Records from a data collection
* Start *

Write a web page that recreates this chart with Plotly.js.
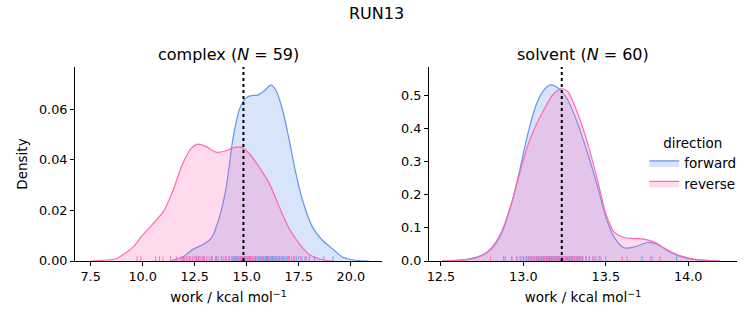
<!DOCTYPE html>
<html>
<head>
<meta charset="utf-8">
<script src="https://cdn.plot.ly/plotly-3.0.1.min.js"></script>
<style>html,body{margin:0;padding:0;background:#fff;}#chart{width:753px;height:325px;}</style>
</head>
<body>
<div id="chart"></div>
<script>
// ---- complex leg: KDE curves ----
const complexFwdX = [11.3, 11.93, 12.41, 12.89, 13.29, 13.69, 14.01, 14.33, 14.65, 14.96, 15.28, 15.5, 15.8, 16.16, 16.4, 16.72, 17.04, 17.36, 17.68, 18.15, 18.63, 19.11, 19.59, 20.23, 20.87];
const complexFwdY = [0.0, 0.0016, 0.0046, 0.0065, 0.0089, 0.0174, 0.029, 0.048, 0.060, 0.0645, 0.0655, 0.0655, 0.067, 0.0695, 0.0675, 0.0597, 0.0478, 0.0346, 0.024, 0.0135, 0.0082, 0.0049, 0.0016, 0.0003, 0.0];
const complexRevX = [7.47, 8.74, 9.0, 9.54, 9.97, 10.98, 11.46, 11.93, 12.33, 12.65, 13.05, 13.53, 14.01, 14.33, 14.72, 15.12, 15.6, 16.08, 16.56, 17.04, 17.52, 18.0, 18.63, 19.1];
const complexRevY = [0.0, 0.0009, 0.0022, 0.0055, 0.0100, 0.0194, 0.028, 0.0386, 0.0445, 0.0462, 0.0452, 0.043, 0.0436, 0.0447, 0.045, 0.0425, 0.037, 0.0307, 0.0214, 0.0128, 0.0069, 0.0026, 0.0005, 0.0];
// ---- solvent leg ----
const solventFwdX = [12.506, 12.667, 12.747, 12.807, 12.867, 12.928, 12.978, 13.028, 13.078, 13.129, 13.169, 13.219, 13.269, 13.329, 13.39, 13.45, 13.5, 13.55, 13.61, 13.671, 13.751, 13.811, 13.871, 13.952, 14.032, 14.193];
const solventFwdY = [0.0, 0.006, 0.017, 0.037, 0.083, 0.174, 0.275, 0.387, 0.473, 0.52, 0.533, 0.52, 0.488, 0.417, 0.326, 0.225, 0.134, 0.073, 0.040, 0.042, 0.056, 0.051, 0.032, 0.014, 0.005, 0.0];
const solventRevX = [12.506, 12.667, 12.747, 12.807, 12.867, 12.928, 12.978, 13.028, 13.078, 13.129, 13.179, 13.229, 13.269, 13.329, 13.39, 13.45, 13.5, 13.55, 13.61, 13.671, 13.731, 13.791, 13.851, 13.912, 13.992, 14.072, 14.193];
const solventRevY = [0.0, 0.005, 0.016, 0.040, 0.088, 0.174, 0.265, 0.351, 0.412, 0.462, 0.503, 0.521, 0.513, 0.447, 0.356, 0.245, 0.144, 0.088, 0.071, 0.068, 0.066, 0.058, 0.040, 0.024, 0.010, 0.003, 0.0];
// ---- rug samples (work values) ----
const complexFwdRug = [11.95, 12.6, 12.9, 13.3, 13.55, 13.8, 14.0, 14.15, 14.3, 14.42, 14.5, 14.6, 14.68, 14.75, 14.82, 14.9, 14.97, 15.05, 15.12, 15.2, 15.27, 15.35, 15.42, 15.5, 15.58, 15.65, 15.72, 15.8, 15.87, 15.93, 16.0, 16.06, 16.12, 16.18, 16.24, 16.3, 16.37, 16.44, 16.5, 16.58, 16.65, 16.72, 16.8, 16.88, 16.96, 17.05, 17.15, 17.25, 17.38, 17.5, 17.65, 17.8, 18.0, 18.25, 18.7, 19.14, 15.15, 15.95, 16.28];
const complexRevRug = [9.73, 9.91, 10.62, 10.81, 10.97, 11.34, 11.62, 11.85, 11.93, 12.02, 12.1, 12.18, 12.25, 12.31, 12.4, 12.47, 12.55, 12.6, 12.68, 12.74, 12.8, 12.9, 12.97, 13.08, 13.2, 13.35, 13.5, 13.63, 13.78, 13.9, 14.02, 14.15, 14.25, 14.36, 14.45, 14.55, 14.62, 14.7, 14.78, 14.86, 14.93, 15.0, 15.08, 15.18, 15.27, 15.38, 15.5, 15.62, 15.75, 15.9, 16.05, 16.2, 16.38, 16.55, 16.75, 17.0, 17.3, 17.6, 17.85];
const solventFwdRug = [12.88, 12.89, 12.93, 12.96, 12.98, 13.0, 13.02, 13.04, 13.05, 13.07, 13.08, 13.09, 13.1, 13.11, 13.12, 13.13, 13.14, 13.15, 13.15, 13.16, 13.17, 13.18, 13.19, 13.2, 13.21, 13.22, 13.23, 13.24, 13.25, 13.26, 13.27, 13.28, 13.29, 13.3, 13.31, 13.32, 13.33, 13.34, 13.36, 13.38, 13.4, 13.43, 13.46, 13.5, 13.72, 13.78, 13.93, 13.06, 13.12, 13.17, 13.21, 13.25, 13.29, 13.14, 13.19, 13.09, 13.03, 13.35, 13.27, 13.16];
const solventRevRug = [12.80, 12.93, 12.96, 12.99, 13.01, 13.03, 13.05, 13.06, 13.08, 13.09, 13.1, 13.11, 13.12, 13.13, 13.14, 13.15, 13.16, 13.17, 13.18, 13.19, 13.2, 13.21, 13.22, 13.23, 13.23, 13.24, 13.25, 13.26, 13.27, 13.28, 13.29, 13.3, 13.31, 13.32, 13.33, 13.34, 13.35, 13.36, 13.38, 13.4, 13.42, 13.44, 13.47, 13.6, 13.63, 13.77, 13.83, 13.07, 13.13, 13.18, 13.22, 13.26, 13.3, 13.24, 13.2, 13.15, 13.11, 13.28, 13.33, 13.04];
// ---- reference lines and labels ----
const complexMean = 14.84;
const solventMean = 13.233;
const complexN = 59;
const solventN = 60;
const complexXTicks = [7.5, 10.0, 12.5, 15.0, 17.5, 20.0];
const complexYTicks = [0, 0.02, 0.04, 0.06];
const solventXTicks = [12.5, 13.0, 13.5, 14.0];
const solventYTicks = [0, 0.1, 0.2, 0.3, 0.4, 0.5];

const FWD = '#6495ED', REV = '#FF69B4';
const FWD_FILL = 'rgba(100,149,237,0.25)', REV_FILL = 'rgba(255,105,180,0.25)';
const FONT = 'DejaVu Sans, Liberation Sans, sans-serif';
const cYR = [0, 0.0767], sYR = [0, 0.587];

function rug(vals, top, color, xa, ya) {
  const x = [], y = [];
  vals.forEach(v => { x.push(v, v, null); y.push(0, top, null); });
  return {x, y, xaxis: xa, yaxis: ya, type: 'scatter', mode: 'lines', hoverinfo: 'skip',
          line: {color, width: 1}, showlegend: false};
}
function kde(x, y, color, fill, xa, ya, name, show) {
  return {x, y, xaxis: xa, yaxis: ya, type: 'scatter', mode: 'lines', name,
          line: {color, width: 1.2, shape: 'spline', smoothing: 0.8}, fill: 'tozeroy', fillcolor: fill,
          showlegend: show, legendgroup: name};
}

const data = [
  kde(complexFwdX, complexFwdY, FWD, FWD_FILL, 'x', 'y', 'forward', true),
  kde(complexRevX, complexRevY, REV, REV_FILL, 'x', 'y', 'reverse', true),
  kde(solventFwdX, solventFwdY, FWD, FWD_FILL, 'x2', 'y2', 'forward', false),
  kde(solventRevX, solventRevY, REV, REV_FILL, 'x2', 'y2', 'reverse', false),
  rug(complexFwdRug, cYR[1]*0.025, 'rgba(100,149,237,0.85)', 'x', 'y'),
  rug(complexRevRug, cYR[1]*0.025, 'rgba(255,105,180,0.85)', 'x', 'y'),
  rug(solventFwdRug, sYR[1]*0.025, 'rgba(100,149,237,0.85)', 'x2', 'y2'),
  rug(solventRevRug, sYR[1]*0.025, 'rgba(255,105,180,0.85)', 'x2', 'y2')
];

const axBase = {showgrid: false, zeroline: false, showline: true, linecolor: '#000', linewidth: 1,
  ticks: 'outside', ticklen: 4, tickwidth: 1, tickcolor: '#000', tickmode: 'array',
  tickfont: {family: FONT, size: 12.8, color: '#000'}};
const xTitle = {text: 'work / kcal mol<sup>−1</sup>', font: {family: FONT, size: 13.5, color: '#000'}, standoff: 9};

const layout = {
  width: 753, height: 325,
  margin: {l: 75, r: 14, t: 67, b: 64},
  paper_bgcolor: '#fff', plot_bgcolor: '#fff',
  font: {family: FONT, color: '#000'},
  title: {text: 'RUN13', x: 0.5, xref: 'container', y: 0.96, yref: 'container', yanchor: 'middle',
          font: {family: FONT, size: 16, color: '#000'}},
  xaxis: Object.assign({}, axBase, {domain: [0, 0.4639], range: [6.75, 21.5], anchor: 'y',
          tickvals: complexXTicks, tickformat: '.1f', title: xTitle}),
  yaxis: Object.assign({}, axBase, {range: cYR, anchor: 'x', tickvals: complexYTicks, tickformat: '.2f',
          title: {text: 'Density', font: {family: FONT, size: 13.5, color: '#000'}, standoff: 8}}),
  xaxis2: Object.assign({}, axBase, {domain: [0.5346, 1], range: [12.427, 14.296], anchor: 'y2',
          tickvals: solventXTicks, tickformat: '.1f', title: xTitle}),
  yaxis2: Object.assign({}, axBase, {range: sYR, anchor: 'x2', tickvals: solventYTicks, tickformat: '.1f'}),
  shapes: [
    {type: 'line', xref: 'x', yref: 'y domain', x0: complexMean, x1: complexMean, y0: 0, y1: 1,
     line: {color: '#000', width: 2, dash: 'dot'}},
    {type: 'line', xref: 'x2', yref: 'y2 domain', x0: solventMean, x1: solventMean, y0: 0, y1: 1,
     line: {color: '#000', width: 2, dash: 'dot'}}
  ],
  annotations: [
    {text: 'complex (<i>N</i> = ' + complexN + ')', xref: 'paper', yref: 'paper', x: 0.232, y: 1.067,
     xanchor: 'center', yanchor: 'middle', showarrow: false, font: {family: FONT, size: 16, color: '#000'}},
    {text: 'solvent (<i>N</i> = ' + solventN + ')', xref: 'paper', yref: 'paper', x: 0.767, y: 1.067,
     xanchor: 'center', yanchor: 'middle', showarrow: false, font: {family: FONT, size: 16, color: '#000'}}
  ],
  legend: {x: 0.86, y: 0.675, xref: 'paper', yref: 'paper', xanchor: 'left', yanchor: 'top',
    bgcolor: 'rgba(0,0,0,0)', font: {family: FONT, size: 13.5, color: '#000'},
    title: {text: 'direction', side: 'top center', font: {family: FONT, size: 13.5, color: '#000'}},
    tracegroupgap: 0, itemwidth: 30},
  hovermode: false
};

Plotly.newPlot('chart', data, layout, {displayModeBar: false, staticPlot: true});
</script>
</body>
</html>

* End *
* Start *

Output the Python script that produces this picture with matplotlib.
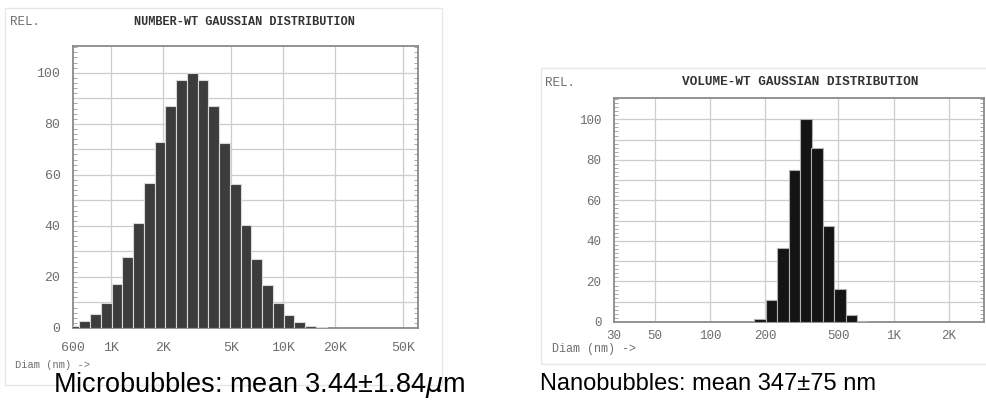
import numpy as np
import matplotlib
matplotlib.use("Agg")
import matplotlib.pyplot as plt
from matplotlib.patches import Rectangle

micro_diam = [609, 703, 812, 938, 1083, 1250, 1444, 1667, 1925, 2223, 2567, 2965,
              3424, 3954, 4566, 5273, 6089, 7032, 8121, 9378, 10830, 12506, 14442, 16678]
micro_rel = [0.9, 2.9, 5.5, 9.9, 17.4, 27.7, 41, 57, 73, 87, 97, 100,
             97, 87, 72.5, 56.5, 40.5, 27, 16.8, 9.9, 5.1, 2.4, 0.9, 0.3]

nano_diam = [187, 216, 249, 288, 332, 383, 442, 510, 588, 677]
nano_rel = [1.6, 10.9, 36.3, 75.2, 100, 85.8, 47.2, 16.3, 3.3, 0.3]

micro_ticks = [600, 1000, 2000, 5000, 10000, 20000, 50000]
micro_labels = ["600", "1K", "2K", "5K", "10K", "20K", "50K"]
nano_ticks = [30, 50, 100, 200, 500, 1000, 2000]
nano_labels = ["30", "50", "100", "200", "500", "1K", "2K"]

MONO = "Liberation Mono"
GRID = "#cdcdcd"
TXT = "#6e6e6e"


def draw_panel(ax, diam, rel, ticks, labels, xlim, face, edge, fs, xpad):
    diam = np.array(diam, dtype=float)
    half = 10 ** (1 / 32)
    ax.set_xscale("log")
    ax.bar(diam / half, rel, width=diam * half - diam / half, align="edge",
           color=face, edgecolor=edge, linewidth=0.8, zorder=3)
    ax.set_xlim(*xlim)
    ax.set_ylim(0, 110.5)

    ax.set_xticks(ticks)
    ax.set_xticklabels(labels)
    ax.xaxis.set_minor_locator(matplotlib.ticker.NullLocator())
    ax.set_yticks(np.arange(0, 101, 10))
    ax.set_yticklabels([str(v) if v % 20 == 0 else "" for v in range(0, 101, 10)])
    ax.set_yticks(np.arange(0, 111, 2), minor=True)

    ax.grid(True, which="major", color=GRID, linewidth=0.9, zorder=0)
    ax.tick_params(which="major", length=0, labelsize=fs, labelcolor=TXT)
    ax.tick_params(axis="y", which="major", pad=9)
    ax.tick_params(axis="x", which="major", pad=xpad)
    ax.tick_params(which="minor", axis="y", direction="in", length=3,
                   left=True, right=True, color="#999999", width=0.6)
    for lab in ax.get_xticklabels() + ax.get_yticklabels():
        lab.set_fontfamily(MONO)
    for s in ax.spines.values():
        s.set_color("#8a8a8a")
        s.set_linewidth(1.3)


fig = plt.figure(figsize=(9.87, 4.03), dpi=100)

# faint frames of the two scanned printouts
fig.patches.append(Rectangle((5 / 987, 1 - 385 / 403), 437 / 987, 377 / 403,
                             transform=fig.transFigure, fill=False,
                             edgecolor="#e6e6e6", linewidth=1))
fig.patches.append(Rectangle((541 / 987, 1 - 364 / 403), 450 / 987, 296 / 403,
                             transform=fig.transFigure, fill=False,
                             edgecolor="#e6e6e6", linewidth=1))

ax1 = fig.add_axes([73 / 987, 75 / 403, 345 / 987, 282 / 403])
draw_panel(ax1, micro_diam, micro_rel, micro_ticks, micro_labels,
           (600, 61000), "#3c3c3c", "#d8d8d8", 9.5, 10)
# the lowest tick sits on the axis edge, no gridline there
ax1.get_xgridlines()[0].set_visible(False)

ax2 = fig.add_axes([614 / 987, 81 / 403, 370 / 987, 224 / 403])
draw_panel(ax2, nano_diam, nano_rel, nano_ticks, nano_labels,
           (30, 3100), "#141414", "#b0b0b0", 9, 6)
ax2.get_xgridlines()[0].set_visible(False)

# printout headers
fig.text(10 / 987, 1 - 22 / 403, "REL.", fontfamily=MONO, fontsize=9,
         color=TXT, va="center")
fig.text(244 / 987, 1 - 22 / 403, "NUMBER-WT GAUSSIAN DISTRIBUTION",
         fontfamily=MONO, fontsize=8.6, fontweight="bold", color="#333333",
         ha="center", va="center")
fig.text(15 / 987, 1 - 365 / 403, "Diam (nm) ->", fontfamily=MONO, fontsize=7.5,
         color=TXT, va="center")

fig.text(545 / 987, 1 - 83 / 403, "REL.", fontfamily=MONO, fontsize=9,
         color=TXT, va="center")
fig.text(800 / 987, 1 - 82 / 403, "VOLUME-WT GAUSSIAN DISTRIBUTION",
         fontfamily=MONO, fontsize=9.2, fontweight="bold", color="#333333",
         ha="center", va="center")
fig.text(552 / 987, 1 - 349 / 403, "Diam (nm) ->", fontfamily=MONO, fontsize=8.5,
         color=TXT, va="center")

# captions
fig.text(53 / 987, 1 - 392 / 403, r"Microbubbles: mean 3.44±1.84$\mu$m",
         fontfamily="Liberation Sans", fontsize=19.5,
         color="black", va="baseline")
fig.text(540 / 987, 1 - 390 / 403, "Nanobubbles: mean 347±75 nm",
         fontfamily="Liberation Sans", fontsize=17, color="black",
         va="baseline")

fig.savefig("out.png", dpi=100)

* End *

:: What is being asked ::
Any pictures should be left out. Reproduce every line from the one holding "Output the Python" down to the one holding "2.4, 0.9, 0.3]", both of those lines included.

:: Response for this exercise ::
Output the Python script that produces this picture with matplotlib.
import numpy as np
import matplotlib
matplotlib.use("Agg")
import matplotlib.pyplot as plt
from matplotlib.patches import Rectangle

micro_diam = [609, 703, 812, 938, 1083, 1250, 1444, 1667, 1925, 2223, 2567, 2965,
              3424, 3954, 4566, 5273, 6089, 7032, 8121, 9378, 10830, 12506, 14442, 16678]
micro_rel = [0.9, 2.9, 5.5, 9.9, 17.4, 27.7, 41, 57, 73, 87, 97, 100,
             97, 87, 72.5, 56.5, 40.5, 27, 16.8, 9.9, 5.1, 2.4, 0.9, 0.3]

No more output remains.